“It’s going to be hard to talk about this when it’s done.”
So begins A Mold For The Bell, the new album from Colorado singer-songwriter and producer Logan Farmer, out October 14th via Western Vinyl. What follows that enigmatic lyric is a collection of stark and ambient folk songs, tethered solely by Farmer’s unadorned vocals, acoustic guitar and moving embellishments from contributors like saxophonist Joseph Shabason (who also mixed the album) and renowned harpist Mary Lattimore. Today, we release the first track, “Silence & Swell” is a dance between finger-picked acoustic guitar and a mournful saxophone solo from Shabason, in which Farmer asks quietly, “What are you afraid of, silence or swell?” Accompanied by the gorgeously moody video, Farmer explains: ” I wrote the opening line of Silence or Swell— ‘It’s gonna be hard to talk about this when it’s done’ — before I wrote anything else for the album. To me, it perfectly encapsulates the themes of A Mold For The Bell and sets the stage for everything that follows. But before that curtain lifts, you hear a field recording of people howling. That’s a thing that happened in Colorado and a few other places during those terrifying early months of the pandemic: every night at 8pm, people would go out into the street and howl at the moon. It became this bizarre nightly ritual full of camaraderie and defiance in the face of the unknown. Suffice to say, any feelings of unity fell apart soon after. Regardless, it was intriguing to me, so I recorded it on my phone. That howling appears a few times throughout the album as a kind of motif. The haunting sound, combined with the first lyric and Joseph Shabason’s sorrowful saxophone work, represent the spirit of A Mold For The Bell in my mind.

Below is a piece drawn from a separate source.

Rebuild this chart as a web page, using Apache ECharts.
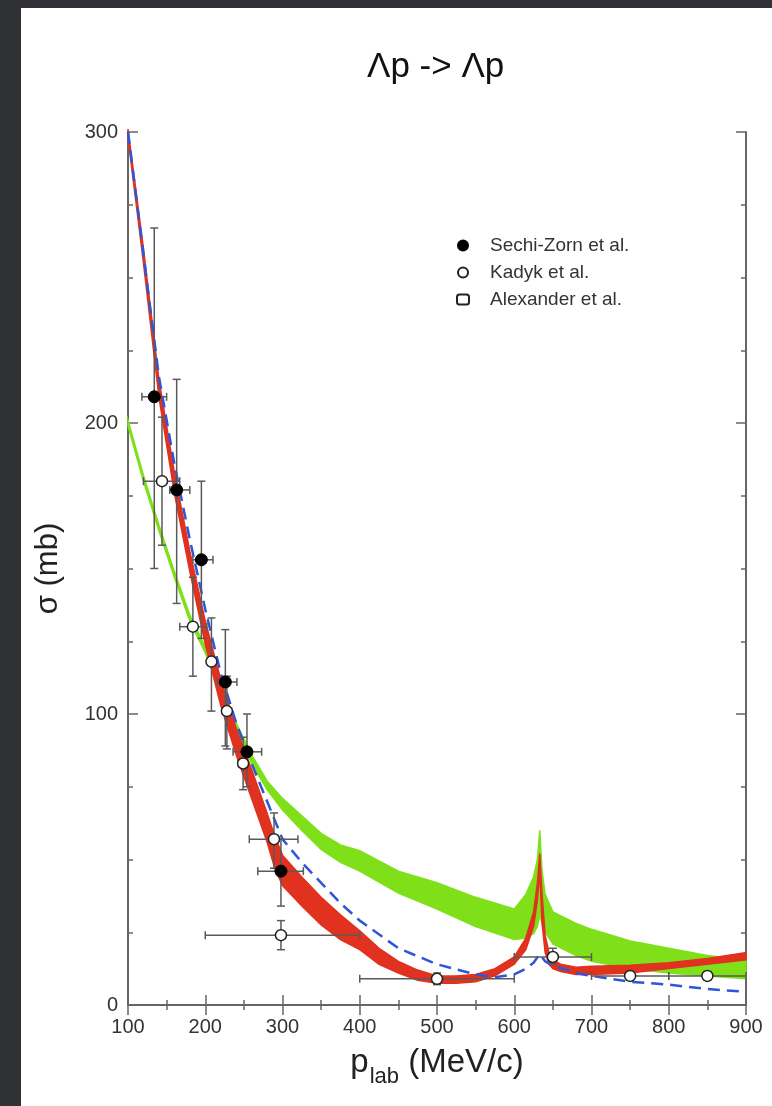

For the video, it was shot by Ben Ward and Matt Wade, alongside a small crew, during a cold spell last winter. It started with a simple concept that Ben and I came up with over beers a few months before: a plant monster in the back of a truck being driven to a bonfire where it’ll be sacrificed. Local artist Riley Furmanek designed and constructed the suit entirely from plant materials and clothes from a thrift store. I volunteered to be the person in the suit and got to walk around as a plant monster for a few days. We tried to keep everything as ambiguous as possible so it wasn’t too cheesy or sentimental with its environmental message. It turned out beautifully, thanks to everyone involved. It’s also worth emphasizing again how cold it was during filming. I was pretty comfortable in the suit, but everyone else in the cast and crew had to suffer a bit. They were all amazing throughout the whole process My job was easy, all I did was stagger around and try not to stand too close to the bonfire. That suit was like a tinderbox. “
With the help of Grammy-nominated producer Andrew Berlin (Gregory Alan Isakov), Farmer tracked all of the vocal and guitar parts over two days in the early months of 2021. The tracks were recorded quickly, live in the studio to capture the raw intimacy and immediacy of Farmer’s live performances. The rest of the album’s creation occurred remotely, over texts, phone calls and emails with Shabason and a handful of other musicians as wildfires, insurrections and the pandemic raged around them.
“I was working at a bookstore that winter,” Farmer explains, “and I’d walk to my shift every day, obsessing over lyrics and early mixes in a cheap pair of earbuds.” These daily walks would take him past a church, where he’d often stop on the sidewalk and listen to the bells at the top of the hour. “I’ve always loved the sound of church bells, but as the situation worsened, what began as a comfort began to feel ominous, almost threatening.”
This experience, alongside influences as disparate as Tarkovsky’s film Andrei Rublev and the novels of Olga Tokarczuk, led to a collection of songs that are similarly foreboding, expanding upon the stark and spacious universe of Farmer’s last album (2020’s Still No Mother) to reveal an atmosphere that’s even more oppressively still, like an abandoned Victorian home.
Unlike its predecessor, which was a personal exploration of Farmer’s climate anxiety, A Mold For The Bell reads like a collection of short stories, a series of disparate voices and doomed romances that seek dignity in a time of environmental and societal collapse. Lyrical imagery like bells, ruins, and archways appear repeatedly throughout the album, giving the impression that you’re overhearing a conversation, hushed and in confidence.
“I never wanted this, I never asked for this”
The music finishes and the listener is left without further explanation, an intruder in an empty home, as a field recording of church bells lingers in the distance.